WASHINGTON - The Office of the Comptroller of the Currency on Thursday released rules meant to encourage banks to make fair-lending self- assessments.
The office said in an interim guideline that it will not require a bank to disclose self-assessment results unless they are used in defense against charges of lending bias.
The agency also said it will not take enforcement actions against a bank that discovers a lending bias problem through a self-assessment and then takes steps to correct it. But the Comptroller's office said federal law still requires it to refer the case to the Justice Department.
The office also gave banks an incentive to release self-testing results. Banks that do so will get a streamlined fair-lending exam, said Bert Otto, assistant deputy comptroller for compliance management.
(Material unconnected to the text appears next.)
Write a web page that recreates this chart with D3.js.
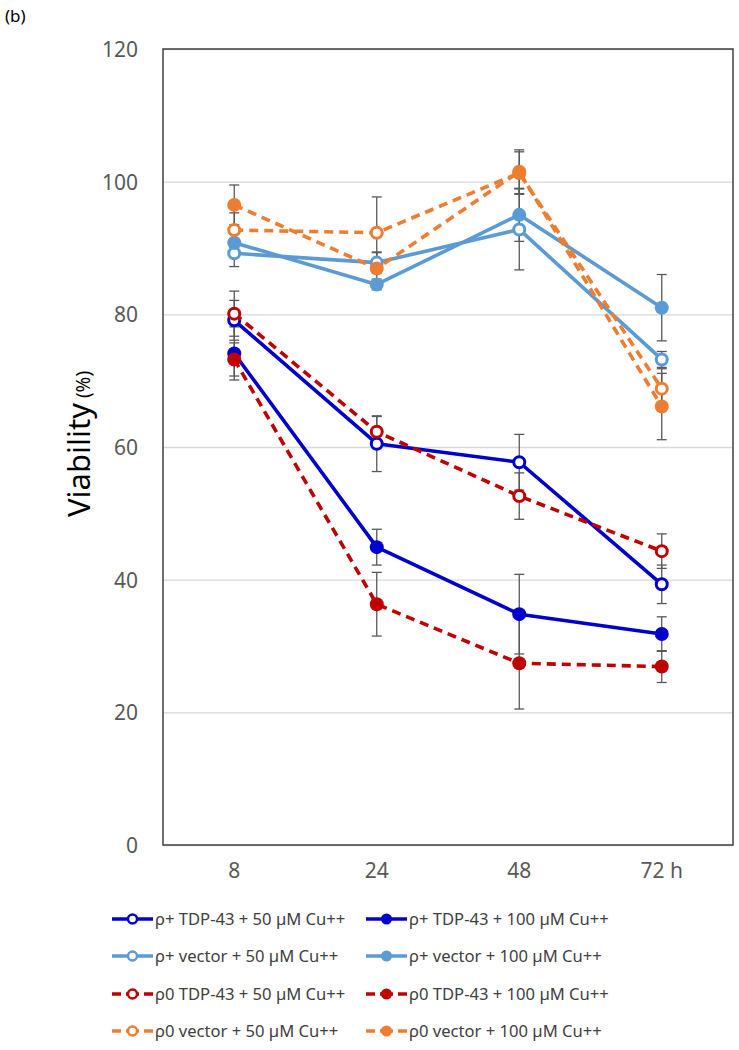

Rather than conduct a loan file review, examiners will simply check the validity of a bank's self-assessment, he said.
Fair-lending self-assessments can include mystery shopper programs or internal loan reviews.
"Overall this is a major plus," said Paul H. Schieber, a partner at Blank, Rome, Comisky & McCauley in Philadelphia. "They have finally felt the pressure and reduced to writing what they have been telling the banks. That is helpful."
"I think the OCC has granted as much privilege as they believe they legally can to encourage banks to undertake self-assessments and self- corrections," said Paul Alan Smith, senior federal counsel at the American Bankers Association. "It is a positive."
But Mr. Schieber warned the policy does not provide "lock-solid protection." The government will seek these test results if a fair-lending complaint goes to court, he said.
Bankers asked the Justice Department and the banking agencies last fall to clarify whether they would seek the results of bank self-tests. The Justice Department said in a statement last winter that it would not base a case on a bank's self-assessment, but would use the results during litigation. The banking agencies expressed similar sentiments.